Em meio à profunda crise política, econômica e moral que assola o País, o presidente Michel Temer conseguiu construir a maior e mais coesa base política da história recente, conforme revelou o Basômetro, instrumento estatístico do Estado que mede a fidelidade governista de deputados e senadores. E Temer o fez sem recorrer sistematicamente ao desbragado fisiologismo que caracterizou os governos petistas, que transformaram o presidencialismo de coalizão em presidencialismo de cooptação, movido a corrupção.
Com isso, o presidente tem no Congresso uma margem de manobra grande o suficiente para que ele possa dispensar, sem mais demora, os auxiliares cuja presença no gabinete ministerial embaraça o governo, em razão da suspeita de envolvimento com malfeitos revelados pela Operação Lava Jato. Afinal, a governabilidade não depende deles – antes, é fruto da comprovada habilidade política de Temer.
Ao contrário do que faziam Lula da Silva e Dilma Rousseff, que vincularam a sobrevivência de seus governos ao mais grosso toma lá dá cá, concedendo pedaços de poder a desqualificados de diversas colorações políticas, sem qualquer compromisso partidário e muito menos com o eleitor, Temer articulou sua base especialmente em torno do mister de aprovar as medidas necessárias ao saneamento das contas públicas. O comportamento dos parlamentares em votações essenciais indica que quase sempre esse interesse do governo tem sido atendido, de forma homogênea, pelos partidos da base.
O Basômetro informa que, nos sete meses da gestão de Temer até aqui, os deputados votaram conforme a orientação do governo em 88% das votações nominais em plenário. Como comparação, no mesmo período do segundo mandato de Dilma Rousseff o governo obteve apoio médio de 63%.
Os principais partidos da base de Temer, PMDB e PSDB – que têm, respectivamente, a maior e a terceira maior bancada na Câmara –, votam de forma praticamente uniforme. O apoio às medidas apresentadas pelo presidente chega a 97% em ambas as legendas. A oposição firme se restringe a PT, PDT, PCdoB, PSOL e Rede.
Delineiam-se assim mais claramente os campos políticos, o que, em se tratando do cada vez mais fragmentado cenário partidário, é um fenômeno digno de nota. Ao menos nos casos analisados pelo Basômetro, muitas legendas recobraram parcialmente a fisionomia de partidos políticos, deixando de lado o comportamento que os notabilizou nos últimos anos – o de um amontoado caótico de interesses individuais, como se cada parlamentar fosse ele mesmo um partido, com o qual o governo tinha de negociar separadamente.
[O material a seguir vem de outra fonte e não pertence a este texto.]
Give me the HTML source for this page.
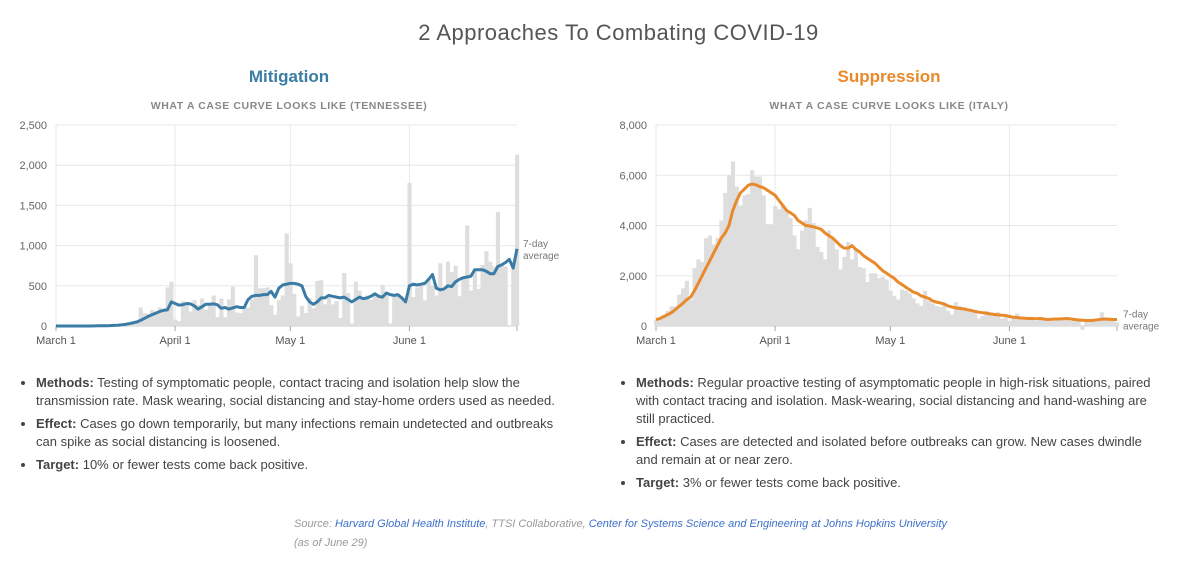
<!DOCTYPE html>
<html><head><meta charset="utf-8">
<style>
body{margin:0;width:1192px;height:566px;background:#fff;font-family:"Liberation Sans",sans-serif;overflow:hidden;position:relative}
.abs{position:absolute}
h1{position:absolute;top:20px;left:0;width:1237px;text-align:center;margin:0;font-weight:normal;font-size:22px;color:#555;letter-spacing:0.5px}
.ct{position:absolute;top:67px;font-size:17px;font-weight:bold;text-align:center;width:400px}
.sub{position:absolute;top:100px;font-size:10.5px;font-weight:bold;color:#888;letter-spacing:0.6px;text-align:center;width:400px}
ul{position:absolute;margin:0;padding:0 0 0 16px;font-size:13px;color:#444;line-height:18px;list-style:disc}
li{margin-bottom:5px}
.src{position:absolute;left:294px;top:515px;font-size:11px;color:#999;font-style:italic;line-height:19px}
.src a{color:#3b6fc9;text-decoration:none}
</style></head><body>
<h1>2 Approaches To Combating COVID-19</h1>
<div class="ct" style="left:89px;color:#3a7ca5">Mitigation</div>
<div class="sub" style="left:89px">WHAT A CASE CURVE LOOKS LIKE (TENNESSEE)</div>
<div class="ct" style="left:689px;color:#e8892a">Suppression</div>
<div class="sub" style="left:689px">WHAT A CASE CURVE LOOKS LIKE (ITALY)</div>
<svg id="svg" class="abs" style="left:0;top:0" width="1192" height="360"></svg>
<ul style="left:20px;top:374px;width:540px">
<li><b>Methods:</b> Testing of symptomatic people, contact tracing and isolation help slow the transmission rate. Mask wearing, social distancing and stay-home orders used as needed.</li>
<li><b>Effect:</b> Cases go down temporarily, but many infections remain undetected and outbreaks can spike as social distancing is loosened.</li>
<li><b>Target:</b> 10% or fewer tests come back positive.</li>
</ul>
<ul style="left:620px;top:374px;width:526px">
<li><b>Methods:</b> Regular proactive testing of asymptomatic people in high-risk situations, paired with contact tracing and isolation. Mask-wearing, social distancing and hand-washing are still practiced.</li>
<li><b>Effect:</b> Cases are detected and isolated before outbreaks can grow. New cases dwindle and remain at or near zero.</li>
<li><b>Target:</b> 3% or fewer tests come back positive.</li>
</ul>
<div class="src">Source: <a href="#">Harvard Global Health Institute</a>, TTSI Collaborative, <a href="#">Center for Systems Science and Engineering at Johns Hopkins University</a><br>(as of June 29)</div>
<script>
const monthLabels=["March 1","April 1","May 1","June 1"];
const monthDays=[0,31,61,92];
const tnTicks=[0,500,1000,1500,2000,2500];
const itTicks=[0,2000,4000,6000,8000];
const tnBars=[0,0,0,0,0,0,0,0,0,0,
2,3,5,5,8,10,15,20,30,40,
60,70,230,160,150,200,180,230,200,480,
550,80,60,310,280,180,320,260,340,200,
260,380,110,340,110,330,490,170,160,240,
230,330,880,470,470,480,260,140,320,380,
1150,780,400,120,250,160,350,220,560,570,
270,350,270,310,100,660,410,30,550,440,
340,380,330,390,380,510,400,30,380,400,
350,300,1780,360,480,510,320,560,500,380,
780,440,800,670,750,370,620,1250,440,680,
460,760,930,800,740,1420,760,740,0,740,
2130];
const tnAvg=[0,0,0,0,0,0,0,0,0,0,
1,2,3,4,5,7,10,14,20,28,
38,50,70,95,120,140,160,180,195,200,
300,280,260,265,280,275,250,210,240,270,
270,275,265,220,230,210,225,240,230,230,
330,370,380,380,390,390,430,360,470,510,
520,530,530,520,500,370,300,270,300,350,
350,380,370,360,350,360,330,300,330,360,
340,350,370,400,370,360,410,390,380,390,
350,300,500,520,510,520,530,580,640,470,
450,460,500,490,550,580,600,610,620,700,
700,700,680,650,650,740,760,790,830,720,
960];
const itBars=[240,300,450,600,780,780,1250,1500,1800,1050,
2300,2650,2550,3500,3600,3250,3500,4200,5300,6000,
6550,5550,4800,5200,5250,6200,5950,5950,5200,4050,
4050,4780,4650,4800,4600,4300,3600,3050,3800,4200,
4700,4100,3150,2950,2650,3800,3500,3050,2250,2750,
3350,2650,3050,2350,2300,1750,2100,2100,1900,1950,
1850,1400,1200,1050,1450,1400,1300,1100,900,800,
1400,1000,900,800,750,900,600,450,950,800,
750,650,650,550,300,400,600,500,420,550,
300,400,200,300,500,300,250,300,250,200,
300,250,300,200,300,250,300,250,200,300,
200,-150,250,200,200,250,550,300,250,200,
150];
const itAvg=[250,300,370,450,530,650,780,900,1050,1150,
1400,1700,2000,2300,2600,2900,3200,3500,3700,4000,
4600,5000,5300,5450,5600,5650,5620,5550,5500,5400,
5300,5200,5000,4800,4600,4500,4400,4200,4100,4000,
3980,3950,3900,3850,3700,3600,3500,3350,3200,3100,
3100,3200,3050,2950,2800,2700,2600,2500,2350,2200,
2100,2000,1900,1750,1650,1550,1450,1350,1300,1200,
1150,1100,1000,950,920,880,800,760,720,700,
680,650,620,580,550,530,510,480,460,440,
430,420,380,350,340,320,310,300,300,290,
300,280,260,270,280,280,290,300,280,260,
240,230,220,220,230,250,270,280,270,260,
260];
const NS="http://www.w3.org/2000/svg";
const svg=document.getElementById('svg');
function mk(tag,attrs,parent){const e=document.createElementNS(NS,tag);for(const k in attrs)e.setAttribute(k,attrs[k]);(parent||svg).appendChild(e);return e;}
function chart(x0,bars,avg,ticks,ymax,color,prefix){
 const x1=x0+461,yT=125,yB=326,nd=120;
 const X=d=>x0+d*(x1-x0)/nd, Y=v=>yB-v*(yB-yT)/ymax, bw=(x1-x0)/nd;
 const g=mk('g',{});
 
 
 ticks.forEach(t=>{
  const l=mk('line',{x1:x0,x2:x1,y1:Y(t),y2:Y(t),stroke:t?'#e8e8e8':'#ccc','stroke-width':1},g);
  
  
  const tx=mk('text',{x:x0-9,y:Y(t)+4,'text-anchor':'end','font-size':11,fill:'#666'},g);
  tx.textContent=t.toLocaleString('en-US');
  
  
 });
 monthDays.forEach((d,i)=>{
  const l=mk('line',{x1:X(d),x2:X(d),y1:yT,y2:yB+5,stroke:'#e8e8e8'},g);
  
  
  mk('line',{x1:X(d),x2:X(d),y1:yB,y2:yB+5,stroke:'#aaa'},g);
  const tx=mk('text',{x:X(d),y:yB+18,'text-anchor':'middle','font-size':11,fill:'#555'},g);
  tx.textContent=monthLabels[i];
  
  
 });
 mk('line',{x1:x1,x2:x1,y1:yB,y2:yB+5,stroke:'#aaa'},g);
 bars.forEach((v,i)=>{
  const ya=Y(Math.max(v,0)),yb=Y(Math.min(v,0));
  const r=mk('rect',{x:X(i)-bw/2,y:ya,width:bw+0.3,height:Math.max(yb-ya,0),fill:'#dedede'},g);
  
  
 });
 const p=mk('path',{d:avg.map((v,i)=>(i?'L':'M')+X(i).toFixed(1)+','+Y(v).toFixed(1)).join(''),fill:'none',stroke:color,'stroke-width':3,'stroke-linejoin':'round'},g);
 
 
 const last=avg[avg.length-1];
 const lb=mk('text',{x:x1+6,y:Y(last)-2,'font-size':10,fill:'#777'},g);
 lb.innerHTML='<tspan x="'+(x1+6)+'">7-day</tspan><tspan x="'+(x1+6)+'" dy="12">average</tspan>';
 
 
}
chart(56,tnBars,tnAvg,tnTicks,2500,'#3a7ca5','tennessee');
chart(656,itBars,itAvg,itTicks,8000,'#e8892a','italy');
</script>
</body></html>
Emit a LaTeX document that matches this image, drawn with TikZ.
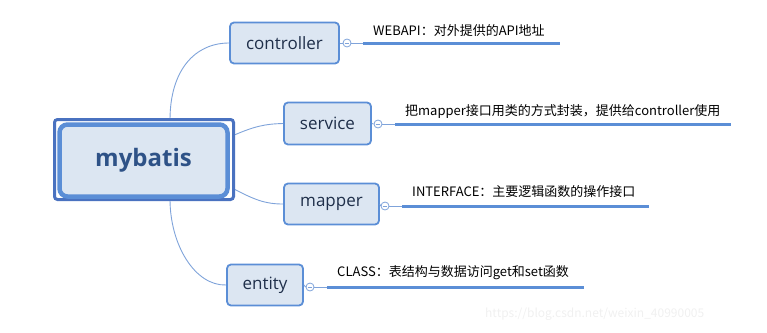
\documentclass[tikz,border=0pt]{standalone}
\usepackage{fontspec}
\setmainfont{Noto Sans CJK SC}
\newfontfamily\boxfont{Open Sans}
\usetikzlibrary{calc}
\definecolor{boxfill}{HTML}{DCE6F2}
\definecolor{boxline}{HTML}{5B8ED6}
\definecolor{outerline}{HTML}{4A72C0}
\definecolor{conline}{HTML}{7FA3DA}
\definecolor{txt}{HTML}{1F2F4A}
\definecolor{maintxt}{HTML}{2E5287}
\tikzset{
  topic/.style={draw=boxline, fill=boxfill, line width=1.8pt, rounded corners=4pt,
    inner sep=0pt, font=\boxfont\fontsize{17}{19}\selectfont, text=txt},
  con/.style={draw=conline, line width=0.9pt},
  under/.style={draw=boxline, line width=3pt},
  note/.style={anchor=west, inner sep=0pt, font=\fontsize{13}{15}\selectfont, text=black},
  knob/.style={circle, draw=conline, fill=white, line width=0.8pt, minimum size=8pt, inner sep=0pt},
}
\begin{document}
\begin{tikzpicture}[x=1pt,y=-1pt]
\useasboundingbox (0,0) rectangle (767,332);
\coordinate (mtop) at (170,120);
\coordinate (mright1) at (232,136);
\coordinate (mright2) at (232,188);
\coordinate (mbot) at (170,199);
% topics
\node[topic, minimum width=109pt, minimum height=41pt] (ctrl) at (284.5,43) {controller};
\node[topic, minimum width=87pt, minimum height=42pt] (serv) at (327.5,123.5) {service};
\node[topic, minimum width=95pt, minimum height=41pt] (mapp) at (331.5,204) {mapper};
\node[topic, minimum width=76pt, minimum height=41pt] (enti) at (265,285) {entity};
% curves
\draw[con] (mtop) .. controls (170,70) and (195,43) .. (ctrl.west);
\draw[con] (mright1) .. controls (255,126) and (265,124) .. (serv.west);
\draw[con] (mright2) .. controls (255,200) and (265,204) .. (mapp.west);
\draw[con] (mbot) .. controls (170,245) and (195,286) .. (enti.west);
% main
\node[draw=outerline, fill=white, line width=3pt, rounded corners=3pt, minimum width=179pt, minimum height=80pt, inner sep=0pt] (mainouter) at (144,159.5) {};
\node[draw=boxline, fill=boxfill, line width=4.5pt, rounded corners=8pt, minimum width=168pt, minimum height=72pt, inner sep=0pt, font=\boxfont\bfseries\fontsize{24}{28}\selectfont, text=maintxt] (main) at (143.5,160.5) {mybatis};
% knobs and underlines
\node[knob] (k1) at (347,43) {};
\node[knob] (k2) at (378,124) {};
\node[knob] (k3) at (385,206) {};
\node[knob] (k4) at (310,287) {};
\foreach \k in {k1,k2,k3,k4}{\draw[conline, line width=0.8pt] ($(\k.center)+(-2.3,0)$) -- ($(\k.center)+(2.3,0)$);}
\coordinate (e1) at (560,43);
\coordinate (e2) at (731,124);
\coordinate (e3) at (649,206);
\coordinate (e4) at (584,287);
\draw[con] (ctrl.east) -- (k1.west);
\draw[con] (serv.east) -- (k2.west);
\draw[con] (mapp.east) -- (k3.west);
\draw[con] (enti.east) -- (k4.west);
\draw[con] (k1.east) -- ($(k1.east)+(12,0)$) coordinate (s1);
\draw[con] (k2.east) -- ($(k2.east)+(13,0)$) coordinate (s2);
\draw[con] (k3.east) -- ($(k3.east)+(13,0)$) coordinate (s3);
\draw[con] (k4.east) -- ($(k4.east)+(13,0)$) coordinate (s4);
\draw[under] (s1) -- (e1);
\draw[under] (s2) -- (e2);
\draw[under] (s3) -- (e3);
\draw[under] (s4) -- (e4);
% notes
\node[note] (n1) at (373,31) {WEBAPI：对外提供的API地址};
\node[note] (n2) at (405,111) {把mapper接口用类的方式封装，提供给controller使用};
\node[note] (n3) at (412,192) {INTERFACE：主要逻辑函数的操作接口};
\node[note] (n4) at (337,273) {CLASS：表结构与数据访问get和set函数};
% watermark
\node[anchor=west, inner sep=0pt, text=black!6, font=\fontsize{12}{14}\selectfont] (wm) at (485,314) {https://blog.csdn.net/weixin\_40990005};
\end{tikzpicture}
\end{document}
Assim, o Basômetro demonstrou que a escala de dispersão dos votos dos deputados de um mesmo partido – em que zero significa que todos os parlamentares desse partido votaram da mesma maneira, conforme a orientação da direção partidária – é hoje de apenas 3,9. Durante a crise que resultou no impeachment de Dilma Rousseff, esse índice chegou a 8,3.
A diferença entre Temer e Dilma fica muito clara diante desses números. Enquanto a petista se recusava a dialogar com o Congresso, esperando que o modelo de compra de deputados bastasse, o peemedebista, fiel à sua trajetória de décadas de vida parlamentar, submete o cardápio de políticas públicas do governo à apreciação dos partidos da base. O resultado, com exceção da votação do projeto de renegociação da dívida dos Estados, que contrariou o governo por excluir as contrapartidas exigidas pela equipe econômica das unidades da Federação em situação financeira crítica, tem sido amplamente satisfatório.
É claro que ainda é cedo para dizer se será algo duradouro, e a história costuma ser madrasta, mas os dados apontam para uma situação de relativo conforto para Temer diante dos imensos desafios dos próximos dois anos, especialmente a urgência da aprovação das reformas previdenciária e trabalhista, sem as quais nenhum esforço fiscal e de retomada do crescimento será bem-sucedido.